Crypto Industry Seeks Regulatory Clarity Post-Government Shutdown
In the wake of the recent government shutdown’s conclusion, the cryptocurrency sector is actively pushing forward with important regulatory appeals to the White House. As the year draws to a close, December emerges as a crucial month for digital currencies, especially under the administration of President Donald Trump, which has exhibited a positive inclination towards fostering cryptocurrency regulations.
Key Regulatory Needs of the Crypto Sector
On Thursday, November 20, the Solana Policy Institute took the lead by urging the Treasury and Internal Revenue Service (IRS) to take immediate action on several policy fronts. Positioned at the forefront of this initiative, the Institute’s letter underscores the potential for the Trump administration to enact significant changes that could yield swift benefits for the crypto industry even as Congress continues its legislative activities.

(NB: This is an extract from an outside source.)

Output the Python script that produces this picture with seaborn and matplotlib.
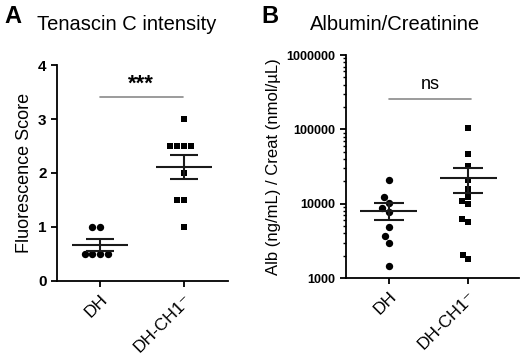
import matplotlib
matplotlib.use("Agg")
import matplotlib.pyplot as plt
import matplotlib.ticker as mticker
import seaborn as sns
import pandas as pd
import numpy as np

# --- Data ---
groups = ["DH", "DH-CH1\u207b"]

# Panel A: Tenascin C fluorescence score
tnc_dh = [1, 1, 0.5, 0.5, 0.5, 0.5]
tnc_ch1 = [3, 2.5, 2.5, 2.5, 2.5, 2, 1.5, 1.5, 1]

# Panel B: albumin / creatinine ratio
alb_dh = [20600, 12400, 10300, 8800, 7800, 4850, 3650, 3000, 1470]
alb_ch1 = [103000, 46000, 31800, 20600, 15900, 12400, 11000, 10000,
           6150, 5600, 2020, 1780]

sig_a = "***"
sig_b = "ns"
sig_a_y = 3.4
sig_b_y = 257000

sns.set_style("ticks")
plt.rcParams["font.family"] = ["Liberation Sans", "DejaVu Sans"]
plt.rcParams["text.color"] = "black"
plt.rcParams["axes.labelcolor"] = "black"
plt.rcParams["xtick.color"] = "black"
plt.rcParams["ytick.color"] = "black"
plt.rcParams["axes.edgecolor"] = "black"


def long_form(a, b):
    return pd.DataFrame({
        "group": [groups[0]] * len(a) + [groups[1]] * len(b),
        "value": list(a) + list(b),
    })


def draw_panel(ax, a, b, half_width, capsize):
    df = long_form(a, b)
    sns.swarmplot(data=df[df.group == groups[0]], x="group", y="value",
                  order=groups, marker="o", color="black", size=5.3,
                  linewidth=0, ax=ax)
    sns.swarmplot(data=df[df.group == groups[1]], x="group", y="value",
                  order=groups, marker="s", color="black", size=5.8,
                  linewidth=0, ax=ax)
    # squares a bit smaller than their swarm spacing, so they don't touch
    sq = ax.collections[-1]
    sq.set_sizes([(5.8 * 0.82) ** 2])
    # mean +/- SEM
    for i, g in enumerate(groups):
        v = df.loc[df.group == g, "value"].to_numpy(dtype=float)
        m = v.mean()
        sem = v.std(ddof=1) / np.sqrt(len(v))
        ax.hlines(m, i - half_width, i + half_width, color="#1a1a1a", lw=1.5,
                  zorder=4)
        ax.errorbar(i, m, yerr=sem, color="#1a1a1a", capsize=capsize,
                    elinewidth=1.5, capthick=1.5, zorder=4)
    ax.set_xlabel("")
    for s in ["top", "right"]:
        ax.spines[s].set_visible(False)
    for s in ["left", "bottom"]:
        ax.spines[s].set_linewidth(1.3)
    ax.tick_params(axis="both", width=1.3, length=4, color="black")
    ax.set_xticks(range(len(groups)))
    ax.set_xticklabels(groups, rotation=45, ha="right",
                       rotation_mode="anchor", fontsize=12.5)


fig = plt.figure(figsize=(5.2, 3.56), dpi=100)

# ---- Panel A ----
axA = fig.add_axes([0.1096, 0.2107, 0.329, 0.6067])
draw_panel(axA, tnc_dh, tnc_ch1, 0.33, 10)
axA.set_xlim(-0.51, 1.52)
axA.set_ylim(0, 4)
axA.set_yticks([0, 1, 2, 3, 4])
axA.set_ylabel("Fluorescence Score", fontsize=13)
for lab in axA.get_yticklabels():
    lab.set_fontweight("bold")
    lab.set_fontsize(11)
axA.plot([0, 0.98], [sig_a_y, sig_a_y], color="#8a8a8a", lw=1.2)
axA.text(0.49, sig_a_y + 0.05, sig_a, ha="center", va="bottom",
         fontsize=16, fontweight="bold")

# ---- Panel B ----
axB = fig.add_axes([0.665, 0.219, 0.333, 0.6265])
axB.set_yscale("log")
draw_panel(axB, alb_dh, alb_ch1, 0.36, 10.5)
axB.set_xlim(-0.54, 1.64)
axB.set_ylim(1000, 1e6)
axB.set_yticks([1000, 10000, 100000, 1000000])
axB.yaxis.set_major_formatter(mticker.FuncFormatter(lambda v, p: f"{int(round(v))}"))
axB.yaxis.set_minor_locator(mticker.LogLocator(base=10, subs=np.arange(2, 10)))
axB.yaxis.set_minor_formatter(mticker.NullFormatter())
axB.tick_params(axis="y", which="minor", length=2, width=1)
axB.set_ylabel("Alb (ng/mL) / Creat (nmol/\u00b5L)", fontsize=12)
for lab in axB.get_yticklabels():
    lab.set_fontweight("bold")
    lab.set_fontsize(9)
axB.plot([0, 1.04], [sig_b_y, sig_b_y], color="#8a8a8a", lw=1.2)
axB.text(0.52, sig_b_y * 1.2, sig_b, ha="center", va="bottom", fontsize=13)

# titles and panel letters
fig.text(0.071, 0.932, "Tenascin C intensity", fontsize=14.5, va="center")
fig.text(0.008, 0.955, "A", fontsize=17, fontweight="bold", va="center")
fig.text(0.596, 0.932, "Albumin/Creatinine", fontsize=14.5, va="center")
fig.text(0.502, 0.955, "B", fontsize=17, fontweight="bold", va="center")

fig.savefig("out.png", dpi=100)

The letter outlines several primary requests, with a prominent focus on achieving tax clarity. The industry is advocating for detailed guidelines on technical aspects like staking, mining, airdrops, cross-chain transactions, collateral pledging, and charitable donations. The goal is to align tax regulations with economic realities by preventing the taxation of unrealized income.
Moreover, the sector is urging the Treasury Department to redefine staking and mining rewards as property, taxable only upon disposition, drawing from established tax principles akin to those governing asset sales.
Regulatory Certainty and Innovation
Another significant demand is for regulatory certainty, with the industry seeking well-defined rules that support developers, DeFi protocols, and self-custody of digital assets. This includes advocating for no-action relief and safe harbors within existing regulatory frameworks.
The letter emphasizes the importance of safeguarding DeFi innovation, calling for updated guidance from the Financial Crimes Enforcement Network (FinCEN) and robust cybersecurity measures. These steps are vital for nurturing a thriving decentralized project ecosystem within the United States.
Furthermore, there’s a push for the IRS to recognize that blockchain-related activities, such as cryptographic engineering and smart contract development, should qualify for research and development tax credits.
SEC’s Token Safe Harbor Framework as a Model
A pivotal aspect of the letter involves seeking justice for Roman Storm, the developer of Tornado Cash, by urging the Department of Justice to drop charges against him. The signatories assert that such an action would demonstrate the administration’s commitment to safeguarding developers and acknowledge open-source software publication as a form of speech protected under the First Amendment.
The letter also advocates for enhancing US software development by promoting the adoption of safe harbors and regulatory sandboxes for DeFi projects and developers. This approach would facilitate the launch of tokens and protocols, spurring digital asset innovation through the creation of user-friendly web interfaces. The industry looks to SEC Commissioner Hester Peirce’s Token Safe Harbor Framework as an exemplary model for these proposals.
In addition to these appeals, there is heightened anticipation surrounding the upcoming Market Structure bill, designed to provide greater clarity within the digital asset landscape. Reports suggest that markup sessions for this crucial legislation are scheduled for early December, indicating potential major developments as the year concludes.
The latest market data shows a decline in the total crypto market cap valuation, dipping below the $3 trillion mark. This shift highlights the pressing need for regulatory clarity and innovation to propel the digital asset sector forward.